On the other hand, Paul's going to Jerusalem represents the word of Truth as going into the spiritual consciousness, proclaiming the I AM doctrine of Jesus Christ, just as Paul in all his missionary trips represents the word of Truth going into the various parts of the consciousness proclaiming this I AM doctrine of the Christ. The spiritual center (Jerusalem) is under the dominance of the Jews who cling to the Mosaic law and make a great religious outcry against the new kingdom that the I AM or Christ proposes to set up. We are not to let the old religious convictions and teachings deter us from proclaiming that which we know to be true. Jesus Christ is King of the Jews (our religious ideas), and this Paul, with his true words, must go without fear of results into the most holy parts and there plant the seeds of the new church, or new state of consciousness.

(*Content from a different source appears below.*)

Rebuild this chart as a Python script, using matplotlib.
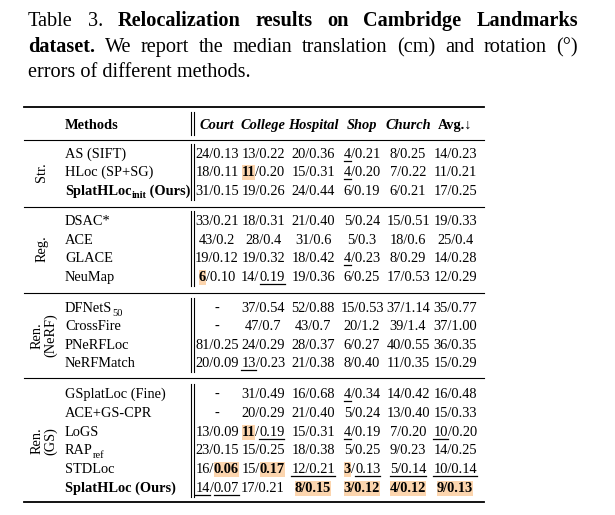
import matplotlib
matplotlib.use("Agg")
import matplotlib.pyplot as plt
from matplotlib.patches import Rectangle

# ---------------- data ----------------
columns = ["Court", "College", "Hospital", "Shop", "Church", "Avg.↓"]
groups = [("Str.", 3), ("Reg.", 4), ("Ren.\n(NeRF)", 4), ("Ren.\n(GS)", 6)]
# method names: list of (text, bold, sub)
methods = [
    [("AS (SIFT)", 0, 0)],
    [("HLoc (SP+SG)", 0, 0)],
    [("SplatHLoc", 1, 0), ("init", 1, 1), (" (Ours)", 1, 0)],
    [("DSAC*", 0, 0)],
    [("ACE", 0, 0)],
    [("GLACE", 0, 0)],
    [("NeuMap", 0, 0)],
    [("DFNetS", 0, 0), ("50", 0, 1)],
    [("CrossFire", 0, 0)],
    [("PNeRFLoc", 0, 0)],
    [("NeRFMatch", 0, 0)],
    [("GSplatLoc (Fine)", 0, 0)],
    [("ACE+GS-CPR", 0, 0)],
    [("LoGS", 0, 0)],
    [("RAP", 0, 0), ("ref", 0, 1)],
    [("STDLoc", 0, 0)],
    [("SplatHLoc (Ours)", 1, 0)],
]
# '*' = best (bold + highlight), '_' = second best (underline)
court = ["24/0.13", "18/0.11", "31/0.15", "33/0.21", "43/0.2", "19/0.12", "*6*/0.10",
         "-", "-", "81/0.25", "20/0.09", "-", "-", "13/0.09", "23/0.15", "16/*0.06*", "_14_/_0.07_"]
college = ["13/0.22", "*11*/0.20", "19/0.26", "18/0.31", "28/0.4", "19/0.32", "14/_0.19_",
           "37/0.54", "47/0.7", "24/0.29", "_13_/0.23", "31/0.49", "20/0.29", "*11*/_0.19_",
           "15/0.25", "15/*0.17*", "17/0.21"]
hospital = ["20/0.36", "15/0.31", "24/0.44", "21/0.40", "31/0.6", "18/0.42", "19/0.36",
            "52/0.88", "43/0.7", "28/0.37", "21/0.38", "16/0.68", "21/0.40", "15/0.31",
            "18/0.38", "_12/0.21_", "*8/0.15*"]
shop = ["_4_/0.21", "_4_/0.20", "6/0.19", "5/0.24", "5/0.3", "_4_/0.23", "6/0.25",
        "15/0.53", "20/1.2", "6/0.27", "8/0.40", "_4_/0.34", "5/0.24", "_4_/0.19",
        "5/0.25", "*3*/_0.13_", "*3/0.12*"]
church = ["8/0.25", "7/0.22", "6/0.21", "15/0.51", "18/0.6", "8/0.29", "17/0.53",
          "37/1.14", "39/1.4", "40/0.55", "11/0.35", "14/0.42", "13/0.40", "7/0.20",
          "9/0.23", "_5/0.14_", "*4/0.12*"]
avg = ["14/0.23", "11/0.21", "17/0.25", "19/0.33", "25/0.4", "14/0.28", "12/0.29",
       "35/0.77", "37/1.00", "36/0.35", "15/0.29", "16/0.48", "15/0.33", "_10_/0.20",
       "14/0.25", "_10/0.14_", "*9/0.13*"]
values = [court, college, hospital, shop, church, avg]

# ---------------- layout ----------------
W, H = 615, 515
fig = plt.figure(figsize=(W / 100, H / 100), dpi=100)
ax = fig.add_axes([0, 0, 1, 1])
ax.set_xlim(0, W)
ax.set_ylim(H, 0)
ax.axis("off")
renderer = fig.canvas.get_renderer()
FAM = ["Liberation Serif", "DejaVu Serif"]
HL = "#fcd5ae"
FS = 10.4
CFS = 14.6


def draw_pieces(x, y, pieces, align="left", fs=FS, justify_to=None):
    arts = []
    for p in pieces:
        size = fs * 0.72 if p.get("sub") else fs
        t = ax.text(0, y, p["text"], fontsize=size, family=FAM,
                    fontweight="bold" if p.get("bold") else "normal",
                    fontstyle="italic" if p.get("italic") else "normal",
                    va="baseline", ha="left")
        w = t.get_window_extent(renderer).width
        arts.append((t, w, p))
    total = sum(a[1] for a in arts)
    gap = 0
    if justify_to is not None and len(arts) > 1:
        gap = (justify_to - x - total) / (len(arts) - 1)
    cx = x - total / 2 if align == "center" else x
    for t, w, p in arts:
        yy = y + 3.5 if p.get("sub") else y
        t.set_position((cx, yy))
        if p.get("hl"):
            ax.add_patch(Rectangle((cx, y - 11.5), w, 15, color=HL, lw=0, zorder=0))
        if p.get("ul"):
            ax.plot([cx, cx + w], [y + 3, y + 3], color="black", lw=0.9)
        cx += w + gap
    return total


def parse(s):
    pieces, buf, b, u = [], "", False, False
    for ch in s:
        if ch in "*_":
            if buf:
                pieces.append(dict(text=buf, bold=b, hl=b, ul=u))
            buf = ""
            if ch == "*":
                b = not b
            else:
                u = not u
        else:
            buf += ch
    if buf:
        pieces.append(dict(text=buf, bold=b, hl=b, ul=u))
    return pieces


def words(text, bold=0):
    return [dict(text=w, bold=bold) for w in text.split()]


# caption (justified lines)
draw_pieces(28, 26, words("Table 3.") + words("Relocalization results on Cambridge Landmarks", 1),
            fs=CFS, justify_to=578)
draw_pieces(28, 52, words("dataset.", 1) + words("We report the median translation (cm) and rotation (°)"),
            fs=CFS, justify_to=578)
draw_pieces(28, 77, [dict(text="errors of different methods.")], fs=CFS)

# rules
XL, XR = 24, 484
ax.plot([XL, XR], [107, 107], color="black", lw=1.3)
for yr in [140, 207, 293, 378]:
    ax.plot([XL, XR], [yr, yr], color="black", lw=0.8)
ax.plot([XL, XR], [502, 502], color="black", lw=1.3)

col_x = [217, 263, 313, 362, 408, 455]
row_y = [153, 171, 190, 220, 239, 257, 276, 307, 325, 344, 362, 393, 412, 431, 449, 468, 487]
row_y = [y + 5 for y in row_y]

# header
hy = 129
draw_pieces(65, hy, [dict(text="Methods", bold=1)])
for c, x in zip(columns, col_x):
    draw_pieces(x, hy, [dict(text=c, bold=1, italic=(c != "Avg.↓"))], align="center")
ax.plot([191, 191], [112, 135], color="black", lw=0.8)
ax.plot([194, 194], [112, 135], color="black", lw=0.8)

blocks = [(0, 3), (3, 7), (7, 11), (11, 17)]
for a, b in blocks:
    y0, y1 = row_y[a] - 14, row_y[b - 1] + 5
    ax.plot([191, 191], [y0, y1], color="black", lw=0.8)
    ax.plot([194, 194], [y0, y1], color="black", lw=0.8)

# group labels
start = 0
for name, n in groups:
    yc = (row_y[start] + row_y[start + n - 1]) / 2 - 4
    lines = name.split("\n")
    xs = [42] if len(lines) == 1 else [37, 51]
    for ln, xx in zip(lines, xs):
        ax.text(xx, yc, ln, rotation=90, fontsize=FS, family=FAM, ha="center", va="center")
    start += n

# rows
for i, y in enumerate(row_y):
    draw_pieces(65, y, [dict(text=t, bold=b, sub=s) for t, b, s in methods[i]])
    for j, x in enumerate(col_x):
        draw_pieces(x, y, parse(values[j][i]), align="center")

fig.savefig("out.png", dpi=100)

It may seem for the time being that our words have borne no fruit, that we have been put in prison by these narrow religious thoughts that the Jews signify here; but if we are faithful to God we shall be swiftly and safely delivered from them.
If we turn to material law in our extremity the fruit of our words will be slow in coming to ripeness. This seems to be the lesson we are to learn in the appeal of Paul to Cæsar. In his extremity he claimed his Roman citizenship and asked the protection of manmade law (Acts 22:25-28; 25:11, 12; 26:32). He was put in chains and sent to Rome. Had he adhered to spiritual ways and sung songs of praise and given thanks to God for his speedy deliverance, he would doubtless have received such divine help as he and Silas had received on a former occasion.

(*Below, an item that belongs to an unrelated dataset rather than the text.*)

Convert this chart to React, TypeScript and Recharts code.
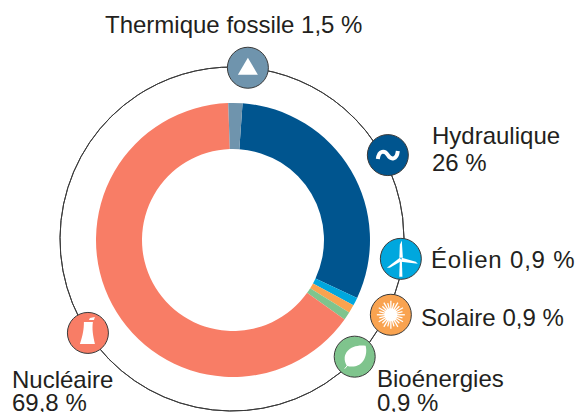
import { PieChart, Pie, Cell } from "recharts";

const CX = 233;
const CY = 240;
const RING_CX = 232;
const RING_CY = 239;
const RING_R = 172;
const MARKER_R = 20.5;
const INK = "#231f20";

// slice sizes as drawn in the picture (in degrees, not the printed percentages)
const sliceNames = ["Hydraulique", "Éolien", "Solaire", "Bioénergies", "Nucléaire", "Thermique fossile"];
const sliceValues = [111, 3.5, 3.5, 3.5, 232.5, 6];
const sliceColors = ["#00558f", "#00a7de", "#f9a350", "#7fc48d", "#f87d66", "#6f94ad"];

// outer ring: each span is centred on one marker, so the marker sits at its mid angle
const ringKinds = ["fossil", "hydro", "wind", "solar", "bio", "nuclear", "none"];
const ringSpans = [70.6, 42.2, 27.8, 9.8, 26.8, 179.4, 3.4];
const ringColors = ["#6f94ad", "#00558f", "#00a7de", "#f9a350", "#7fc48d", "#f87d66", "none"];
const ringLabels = [
  ["Thermique fossile 1,5 %"],
  ["Hydraulique", "26 %"],
  ["Éolien 0,9 %"],
  ["Solaire 0,9 %"],
  ["Bioénergies", "0,9 %"],
  ["Nucléaire", "69,8 %"],
  [],
];

// markers do not sit exactly on the ring in the original
const markerRadii = [172, 177, 170, 176, 170, 172, 172];
const labelAnchors = [
  { x: 105, y: 33, lead: 0, spacing: 0 },
  { x: 432, y: 144, lead: 27, spacing: 0 },
  { x: 431, y: 268, lead: 0, spacing: 0.8 },
  { x: 421, y: 326, lead: 0, spacing: 0 },
  { x: 377, y: 387, lead: 24, spacing: 0 },
  { x: 12, y: 388, lead: 23, spacing: 0 },
];

const sliceData = sliceNames.map((name, i) => ({ name, value: sliceValues[i] }));
const ringData = ringKinds.map((kind, i) => ({ kind, value: ringSpans[i] }));

function Icon({ kind }: { kind: string }) {
  if (kind === "fossil")
    return <path d="M0 -10 L10 7 L-10 7 Z" fill="#fff" />;
  if (kind === "hydro")
    return (
      <path
        d="M-10 4 C-9 -5 -3 -5 0 0 C3 5 9 5 10 -4"
        fill="none"
        stroke="#fff"
        strokeWidth={4}
      />
    );
  if (kind === "wind")
    return (
      <g fill="#fff">
        <path d="M-1 1 L1 1 L1.6 18 L-1.6 18 Z" />
        <path d="M-1.5 -1 L-1 -14 L1 -18 L2 -1 Z" />
        <path d="M1 -1 L15 3 L17 5 L0 3 Z" />
        <path d="M-1 -1 L1 2 L-11 9 L-14 9 Z" />
      </g>
    );
  if (kind === "solar") {
    const rays = Array.from({ length: 24 }, (_, i) => i * 15);
    return (
      <g stroke="#fff" strokeWidth={1.3}>
        <circle r={6.5} fill="#fff" stroke="none" />
        {rays.map((a) => (
          <line key={a} x1={0} y1={0} x2={0} y2={a % 30 ? -12 : -14} transform={`rotate(${a})`} />
        ))}
      </g>
    );
  }
  if (kind === "bio")
    return (
      <g>
        <path d="M-8 9 C-15 -4 -3 -13 11 -11 C14 3 4 13 -8 9 Z" fill="#fff" />
        <path d="M-10 12 L-3 4" stroke="#fff" strokeWidth={1} />
      </g>
    );
  return (
    <g fill="#fff">
      <path d="M-4 -11 L5 -11 C4 -4 5 2 7 11 L-8 11 C-5 2 -4 -4 -4 -11 Z" />
      <path d="M2 -15 L7 -16 L6 -13 L1 -13 Z" />
    </g>
  );
}

// marker circle, icon and caption, placed at the mid angle of a ring span
function renderMarker(props: any) {
  const { cx, cy, midAngle, index } = props;
  const kind = ringKinds[index];
  if (kind === "none") return <g key={index} />;
  const rad = (midAngle * Math.PI) / 180;
  const x = cx + markerRadii[index] * Math.cos(rad);
  const y = cy - markerRadii[index] * Math.sin(rad);
  const a = labelAnchors[index];
  return (
    <g key={index}>
      <g transform={`translate(${x},${y})`}>
        <circle r={MARKER_R} fill={ringColors[index]} stroke="#3a3a3a" strokeWidth={1} />
        <Icon kind={kind} />
      </g>
      <text
        x={a.x}
        y={a.y}
        fontFamily="Liberation Sans"
        fontSize={24}
        letterSpacing={a.spacing}
        fill={INK}
      >
        {ringLabels[index].map((line, i) => (
          <tspan key={i} x={a.x} dy={i === 0 ? 0 : a.lead}>
            {line}
          </tspan>
        ))}
      </text>
    </g>
  );
}

export default function App() {
  return (
    <div style={{ position: "absolute", left: 0, top: 0, width: 577, height: 412 }}>
      <PieChart width={577} height={412} margin={{ top: 0, right: 0, bottom: 0, left: 0 }}>
        <Pie
          data={sliceData}
          dataKey="value"
          cx={CX}
          cy={CY}
          innerRadius={91}
          outerRadius={137}
          startAngle={86}
          endAngle={-274}
          stroke="none"
          isAnimationActive={false}
        >
          {sliceData.map((d, i) => (
            <Cell key={d.name} fill={sliceColors[i]} />
          ))}
        </Pie>
        <Pie
          data={ringData}
          dataKey="value"
          cx={RING_CX}
          cy={RING_CY}
          innerRadius={RING_R}
          outerRadius={RING_R}
          startAngle={120}
          endAngle={-240}
          fill="none"
          stroke="#3a3a3a"
          strokeWidth={1}
          label={renderMarker}
          labelLine={false}
          isAnimationActive={false}
        />
      </PieChart>
    </div>
  );
}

Yet the true word finally bore its fruit, and the trip to Jerusalem and imprisonment in Rome brought forth abundantly in after years. So every word of Truth that we speak will surely make itself manifest; that manifestation will be swift or slow, according to our loyalty to spiritual ways under every trial.
Cæsar represents the tyrannical rule of the personal will unmodified by spiritual love, mercy, and justice. Paul (signifying the word of Truth), imprisoned at Cæsarea (Acts 23:23--25:4), indicates that the dominating force of the will had confined the expression of Truth to the intellectual, or sense, realm in consciousness.
The idea of Truth is inspired in man from the higher self and conceived by him in the heart. of which Jerusalem is the symbol, but because of intellectual dominance it is attracted to the head, of which Rome is the symbol. When one is dominated by his intellect in his religious ideas, he is given to form and ceremony without perceiving the spiritual Truth back of them; such a one still has Rome as his center. If he were truly spiritual, Jerusalem would be his center. Paul's being taken to Rome in chains (Acts 27:1; 28:16) is a fitting symbol of the word or expression of Truth that Paul symbolizes captured by the intellect in conjunction with the dominant personal will, and confined to the bonds of sense that it has placed upon itself.
The reason why Paul symbolizes the will in some lessons, and the word of Truth in others, is that the faculties play many parts in the manifestations of the mind. Matthew represents the will in the individual development of the man Jesus. Paul represents the will in a universal sense. Before Paul's conversion took place he was called Saul. Saul is the name, in the Old Testament, of the king, or the will. When Saul changed his mind he became Paul (little); in other words, the large personal will was converted into the obedient servant of the Christ.